**What to do:** Line by line, repeat the data below exactly, beginning at the first line and ending at the line with "ins_D_after_err = [40, 100, 220, 100, 70, 30, 25, 15]". Omit pictures.

-=-=-

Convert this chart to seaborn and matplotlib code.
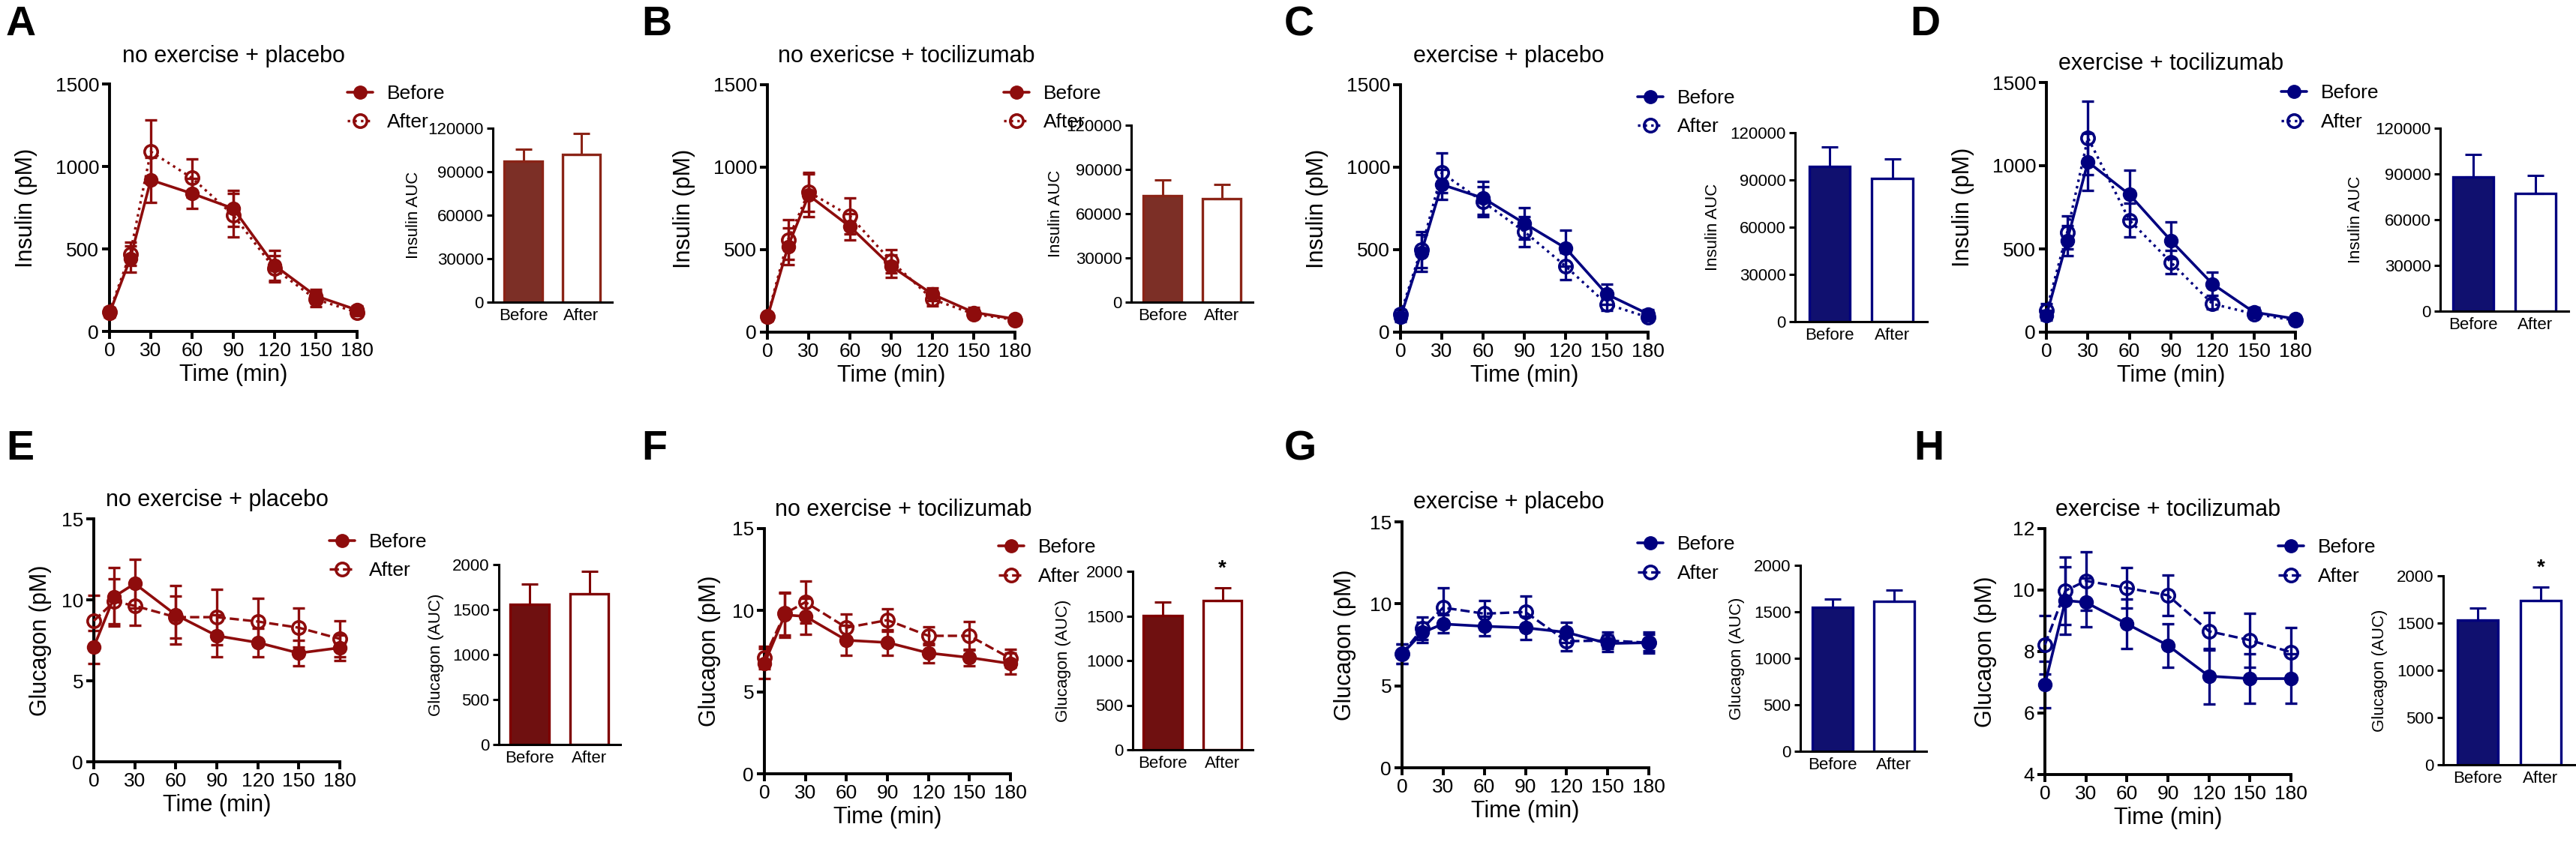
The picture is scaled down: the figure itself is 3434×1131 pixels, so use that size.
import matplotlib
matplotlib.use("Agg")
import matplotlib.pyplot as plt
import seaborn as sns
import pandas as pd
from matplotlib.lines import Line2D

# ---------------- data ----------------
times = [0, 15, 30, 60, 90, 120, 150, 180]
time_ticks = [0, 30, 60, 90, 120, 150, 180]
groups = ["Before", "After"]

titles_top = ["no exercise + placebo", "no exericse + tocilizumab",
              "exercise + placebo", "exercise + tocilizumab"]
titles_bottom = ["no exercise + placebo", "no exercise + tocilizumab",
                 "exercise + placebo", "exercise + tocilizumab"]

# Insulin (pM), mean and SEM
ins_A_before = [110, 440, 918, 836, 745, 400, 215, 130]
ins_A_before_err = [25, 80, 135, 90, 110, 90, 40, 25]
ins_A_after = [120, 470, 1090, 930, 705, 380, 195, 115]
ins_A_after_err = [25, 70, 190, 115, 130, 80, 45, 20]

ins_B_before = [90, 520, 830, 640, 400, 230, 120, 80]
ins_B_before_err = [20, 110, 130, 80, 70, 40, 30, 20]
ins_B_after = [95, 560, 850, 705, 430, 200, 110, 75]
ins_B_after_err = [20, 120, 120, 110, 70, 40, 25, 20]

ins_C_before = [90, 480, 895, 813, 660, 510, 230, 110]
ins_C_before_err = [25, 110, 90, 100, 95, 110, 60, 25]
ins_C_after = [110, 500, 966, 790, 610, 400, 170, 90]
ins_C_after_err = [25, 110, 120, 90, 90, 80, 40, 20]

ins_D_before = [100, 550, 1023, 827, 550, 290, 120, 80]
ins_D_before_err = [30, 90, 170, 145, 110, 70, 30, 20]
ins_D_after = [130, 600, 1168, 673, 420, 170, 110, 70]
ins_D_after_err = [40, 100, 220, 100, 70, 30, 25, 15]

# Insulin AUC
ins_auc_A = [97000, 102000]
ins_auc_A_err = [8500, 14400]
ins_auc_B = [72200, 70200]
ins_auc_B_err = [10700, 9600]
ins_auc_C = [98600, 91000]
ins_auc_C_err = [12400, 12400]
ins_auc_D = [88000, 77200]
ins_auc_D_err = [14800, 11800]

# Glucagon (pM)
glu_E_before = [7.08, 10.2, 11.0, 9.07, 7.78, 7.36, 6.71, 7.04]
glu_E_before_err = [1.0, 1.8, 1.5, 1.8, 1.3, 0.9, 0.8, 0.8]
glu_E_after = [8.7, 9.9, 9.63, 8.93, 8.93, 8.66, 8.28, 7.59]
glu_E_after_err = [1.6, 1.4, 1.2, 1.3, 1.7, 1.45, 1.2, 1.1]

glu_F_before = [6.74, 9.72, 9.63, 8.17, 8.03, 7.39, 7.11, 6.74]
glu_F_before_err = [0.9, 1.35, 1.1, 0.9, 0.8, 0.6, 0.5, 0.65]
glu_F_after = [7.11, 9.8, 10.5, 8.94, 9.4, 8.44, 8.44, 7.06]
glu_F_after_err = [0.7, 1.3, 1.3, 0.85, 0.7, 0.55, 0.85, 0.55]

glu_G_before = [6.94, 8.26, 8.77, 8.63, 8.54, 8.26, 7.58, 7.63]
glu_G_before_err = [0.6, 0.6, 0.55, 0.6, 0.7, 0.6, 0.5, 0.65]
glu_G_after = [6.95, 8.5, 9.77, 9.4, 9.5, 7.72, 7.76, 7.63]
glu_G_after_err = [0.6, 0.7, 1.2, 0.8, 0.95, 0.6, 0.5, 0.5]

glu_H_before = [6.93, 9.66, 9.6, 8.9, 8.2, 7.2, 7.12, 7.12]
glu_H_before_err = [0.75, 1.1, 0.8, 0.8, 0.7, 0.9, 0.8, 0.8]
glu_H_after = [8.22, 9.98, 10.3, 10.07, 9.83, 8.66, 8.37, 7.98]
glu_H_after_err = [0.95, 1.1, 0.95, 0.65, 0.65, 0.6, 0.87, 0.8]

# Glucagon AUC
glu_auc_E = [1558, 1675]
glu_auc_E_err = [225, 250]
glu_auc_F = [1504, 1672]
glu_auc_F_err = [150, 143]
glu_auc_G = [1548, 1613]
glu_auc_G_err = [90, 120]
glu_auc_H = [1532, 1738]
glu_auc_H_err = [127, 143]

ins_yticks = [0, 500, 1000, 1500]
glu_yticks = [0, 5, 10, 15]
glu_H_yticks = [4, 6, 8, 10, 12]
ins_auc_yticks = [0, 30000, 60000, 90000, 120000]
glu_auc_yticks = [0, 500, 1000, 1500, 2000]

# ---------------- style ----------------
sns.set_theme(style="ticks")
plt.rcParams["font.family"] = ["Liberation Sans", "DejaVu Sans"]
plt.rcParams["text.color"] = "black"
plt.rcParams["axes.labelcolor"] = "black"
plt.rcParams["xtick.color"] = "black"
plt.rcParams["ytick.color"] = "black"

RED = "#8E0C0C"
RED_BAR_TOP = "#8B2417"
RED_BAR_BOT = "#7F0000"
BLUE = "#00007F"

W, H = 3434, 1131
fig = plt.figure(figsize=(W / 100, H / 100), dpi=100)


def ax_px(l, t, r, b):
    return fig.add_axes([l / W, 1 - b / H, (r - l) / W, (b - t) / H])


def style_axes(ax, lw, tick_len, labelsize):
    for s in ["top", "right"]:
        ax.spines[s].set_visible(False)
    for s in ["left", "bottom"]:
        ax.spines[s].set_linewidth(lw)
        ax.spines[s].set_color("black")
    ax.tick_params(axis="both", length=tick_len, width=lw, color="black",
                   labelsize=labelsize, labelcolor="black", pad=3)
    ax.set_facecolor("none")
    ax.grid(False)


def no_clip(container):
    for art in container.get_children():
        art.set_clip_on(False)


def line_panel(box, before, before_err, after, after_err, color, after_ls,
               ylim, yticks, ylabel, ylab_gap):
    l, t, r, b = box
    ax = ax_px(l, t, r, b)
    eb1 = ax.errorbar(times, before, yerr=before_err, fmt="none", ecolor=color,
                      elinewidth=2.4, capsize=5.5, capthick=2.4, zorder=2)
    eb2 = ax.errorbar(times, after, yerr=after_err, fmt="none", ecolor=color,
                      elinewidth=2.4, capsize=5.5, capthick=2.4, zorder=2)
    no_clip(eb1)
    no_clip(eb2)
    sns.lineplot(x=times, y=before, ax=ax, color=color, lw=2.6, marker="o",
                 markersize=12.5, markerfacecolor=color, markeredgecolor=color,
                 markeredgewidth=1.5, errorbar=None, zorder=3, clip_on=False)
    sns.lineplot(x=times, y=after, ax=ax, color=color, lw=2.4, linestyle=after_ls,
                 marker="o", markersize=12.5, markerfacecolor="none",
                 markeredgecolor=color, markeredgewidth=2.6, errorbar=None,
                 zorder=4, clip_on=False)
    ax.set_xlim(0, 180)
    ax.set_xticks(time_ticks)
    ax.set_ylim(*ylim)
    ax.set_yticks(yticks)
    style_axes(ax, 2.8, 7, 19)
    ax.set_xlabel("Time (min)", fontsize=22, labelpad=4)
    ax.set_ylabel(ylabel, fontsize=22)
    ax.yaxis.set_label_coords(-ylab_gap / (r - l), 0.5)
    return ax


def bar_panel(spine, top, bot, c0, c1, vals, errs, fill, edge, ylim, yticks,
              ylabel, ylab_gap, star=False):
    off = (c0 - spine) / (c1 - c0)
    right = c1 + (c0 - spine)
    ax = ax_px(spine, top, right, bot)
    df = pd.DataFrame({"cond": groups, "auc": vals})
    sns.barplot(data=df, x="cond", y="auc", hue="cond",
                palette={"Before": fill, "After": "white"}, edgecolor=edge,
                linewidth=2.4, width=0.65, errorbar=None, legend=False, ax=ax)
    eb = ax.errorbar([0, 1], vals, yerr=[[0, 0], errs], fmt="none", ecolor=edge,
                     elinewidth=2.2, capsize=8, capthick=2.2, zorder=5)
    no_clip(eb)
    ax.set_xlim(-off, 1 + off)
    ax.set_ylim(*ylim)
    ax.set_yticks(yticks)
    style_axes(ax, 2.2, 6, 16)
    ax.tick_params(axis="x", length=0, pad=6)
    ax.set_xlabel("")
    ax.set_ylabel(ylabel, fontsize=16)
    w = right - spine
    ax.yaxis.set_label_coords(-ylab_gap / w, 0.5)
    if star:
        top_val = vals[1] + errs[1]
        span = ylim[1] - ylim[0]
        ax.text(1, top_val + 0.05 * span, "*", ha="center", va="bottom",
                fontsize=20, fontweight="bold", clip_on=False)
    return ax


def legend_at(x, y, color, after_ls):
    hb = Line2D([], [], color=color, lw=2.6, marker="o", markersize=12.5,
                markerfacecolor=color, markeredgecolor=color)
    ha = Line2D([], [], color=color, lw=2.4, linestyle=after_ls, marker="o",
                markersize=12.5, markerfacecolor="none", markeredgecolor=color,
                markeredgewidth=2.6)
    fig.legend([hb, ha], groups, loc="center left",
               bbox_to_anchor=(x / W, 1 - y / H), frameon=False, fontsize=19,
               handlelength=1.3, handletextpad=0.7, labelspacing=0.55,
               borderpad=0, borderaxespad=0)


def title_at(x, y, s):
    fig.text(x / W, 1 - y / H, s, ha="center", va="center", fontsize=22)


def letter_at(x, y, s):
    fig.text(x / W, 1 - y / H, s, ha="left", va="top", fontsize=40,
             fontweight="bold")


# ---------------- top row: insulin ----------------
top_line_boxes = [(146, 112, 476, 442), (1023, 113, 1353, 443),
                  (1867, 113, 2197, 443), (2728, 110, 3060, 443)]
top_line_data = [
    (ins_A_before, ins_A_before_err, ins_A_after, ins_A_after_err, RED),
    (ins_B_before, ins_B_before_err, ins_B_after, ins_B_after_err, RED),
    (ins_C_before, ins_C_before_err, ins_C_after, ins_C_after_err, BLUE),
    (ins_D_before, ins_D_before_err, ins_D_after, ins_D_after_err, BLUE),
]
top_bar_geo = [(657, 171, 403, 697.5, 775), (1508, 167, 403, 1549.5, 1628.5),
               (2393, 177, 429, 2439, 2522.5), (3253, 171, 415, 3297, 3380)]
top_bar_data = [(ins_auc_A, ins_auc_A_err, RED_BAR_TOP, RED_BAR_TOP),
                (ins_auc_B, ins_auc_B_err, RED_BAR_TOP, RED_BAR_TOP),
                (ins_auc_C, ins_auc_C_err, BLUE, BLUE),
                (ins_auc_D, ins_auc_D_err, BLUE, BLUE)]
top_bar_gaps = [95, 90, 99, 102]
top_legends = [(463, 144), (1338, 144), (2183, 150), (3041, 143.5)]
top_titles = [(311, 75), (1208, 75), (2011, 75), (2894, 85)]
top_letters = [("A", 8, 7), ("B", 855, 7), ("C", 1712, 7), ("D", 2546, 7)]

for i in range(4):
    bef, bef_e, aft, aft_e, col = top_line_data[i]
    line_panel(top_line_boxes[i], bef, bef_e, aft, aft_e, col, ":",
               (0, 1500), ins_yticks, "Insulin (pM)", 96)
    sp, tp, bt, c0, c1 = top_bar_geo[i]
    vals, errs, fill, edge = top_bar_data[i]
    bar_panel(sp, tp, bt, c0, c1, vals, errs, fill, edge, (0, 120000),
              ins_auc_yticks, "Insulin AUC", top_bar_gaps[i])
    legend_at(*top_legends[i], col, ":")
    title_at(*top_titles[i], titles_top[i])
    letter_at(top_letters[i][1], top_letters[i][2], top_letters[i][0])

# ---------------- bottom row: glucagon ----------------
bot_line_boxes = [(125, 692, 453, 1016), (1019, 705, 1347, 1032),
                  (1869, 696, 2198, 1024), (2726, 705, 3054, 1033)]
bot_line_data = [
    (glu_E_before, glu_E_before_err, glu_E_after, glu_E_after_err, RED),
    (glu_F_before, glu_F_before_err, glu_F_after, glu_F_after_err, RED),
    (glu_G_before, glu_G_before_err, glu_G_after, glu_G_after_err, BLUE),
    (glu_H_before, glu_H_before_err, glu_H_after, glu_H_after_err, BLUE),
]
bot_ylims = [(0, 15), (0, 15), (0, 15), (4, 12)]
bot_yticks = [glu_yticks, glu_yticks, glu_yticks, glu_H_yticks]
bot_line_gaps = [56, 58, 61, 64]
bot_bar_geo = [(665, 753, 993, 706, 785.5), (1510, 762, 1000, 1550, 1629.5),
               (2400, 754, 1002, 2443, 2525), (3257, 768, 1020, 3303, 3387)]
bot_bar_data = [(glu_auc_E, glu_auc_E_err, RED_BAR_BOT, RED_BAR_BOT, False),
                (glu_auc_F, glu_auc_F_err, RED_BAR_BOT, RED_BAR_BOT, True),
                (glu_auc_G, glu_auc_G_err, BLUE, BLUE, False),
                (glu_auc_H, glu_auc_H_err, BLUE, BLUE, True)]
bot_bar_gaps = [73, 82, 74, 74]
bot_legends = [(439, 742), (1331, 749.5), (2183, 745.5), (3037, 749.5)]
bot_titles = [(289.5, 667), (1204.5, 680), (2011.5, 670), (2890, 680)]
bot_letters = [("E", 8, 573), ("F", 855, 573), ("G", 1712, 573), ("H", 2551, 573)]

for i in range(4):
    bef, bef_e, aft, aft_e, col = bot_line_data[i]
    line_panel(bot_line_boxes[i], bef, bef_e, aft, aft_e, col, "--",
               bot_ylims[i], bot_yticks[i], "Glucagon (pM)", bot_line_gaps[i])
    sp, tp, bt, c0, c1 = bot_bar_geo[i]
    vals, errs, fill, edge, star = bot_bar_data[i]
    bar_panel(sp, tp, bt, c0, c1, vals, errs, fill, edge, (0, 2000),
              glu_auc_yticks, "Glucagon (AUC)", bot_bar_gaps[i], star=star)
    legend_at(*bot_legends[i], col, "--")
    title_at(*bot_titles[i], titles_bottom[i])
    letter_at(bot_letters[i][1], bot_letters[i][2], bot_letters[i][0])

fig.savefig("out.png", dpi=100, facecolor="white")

-=-=-

**Written answer:**
Convert this chart to seaborn and matplotlib code.
The picture is scaled down: the figure itself is 3434×1131 pixels, so use that size.
import matplotlib
matplotlib.use("Agg")
import matplotlib.pyplot as plt
import seaborn as sns
import pandas as pd
from matplotlib.lines import Line2D

# ---------------- data ----------------
times = [0, 15, 30, 60, 90, 120, 150, 180]
time_ticks = [0, 30, 60, 90, 120, 150, 180]
groups = ["Before", "After"]

titles_top = ["no exercise + placebo", "no exericse + tocilizumab",
              "exercise + placebo", "exercise + tocilizumab"]
titles_bottom = ["no exercise + placebo", "no exercise + tocilizumab",
                 "exercise + placebo", "exercise + tocilizumab"]

# Insulin (pM), mean and SEM
ins_A_before = [110, 440, 918, 836, 745, 400, 215, 130]
ins_A_before_err = [25, 80, 135, 90, 110, 90, 40, 25]
ins_A_after = [120, 470, 1090, 930, 705, 380, 195, 115]
ins_A_after_err = [25, 70, 190, 115, 130, 80, 45, 20]

ins_B_before = [90, 520, 830, 640, 400, 230, 120, 80]
ins_B_before_err = [20, 110, 130, 80, 70, 40, 30, 20]
ins_B_after = [95, 560, 850, 705, 430, 200, 110, 75]
ins_B_after_err = [20, 120, 120, 110, 70, 40, 25, 20]

ins_C_before = [90, 480, 895, 813, 660, 510, 230, 110]
ins_C_before_err = [25, 110, 90, 100, 95, 110, 60, 25]
ins_C_after = [110, 500, 966, 790, 610, 400, 170, 90]
ins_C_after_err = [25, 110, 120, 90, 90, 80, 40, 20]

ins_D_before = [100, 550, 1023, 827, 550, 290, 120, 80]
ins_D_before_err = [30, 90, 170, 145, 110, 70, 30, 20]
ins_D_after = [130, 600, 1168, 673, 420, 170, 110, 70]
ins_D_after_err = [40, 100, 220, 100, 70, 30, 25, 15]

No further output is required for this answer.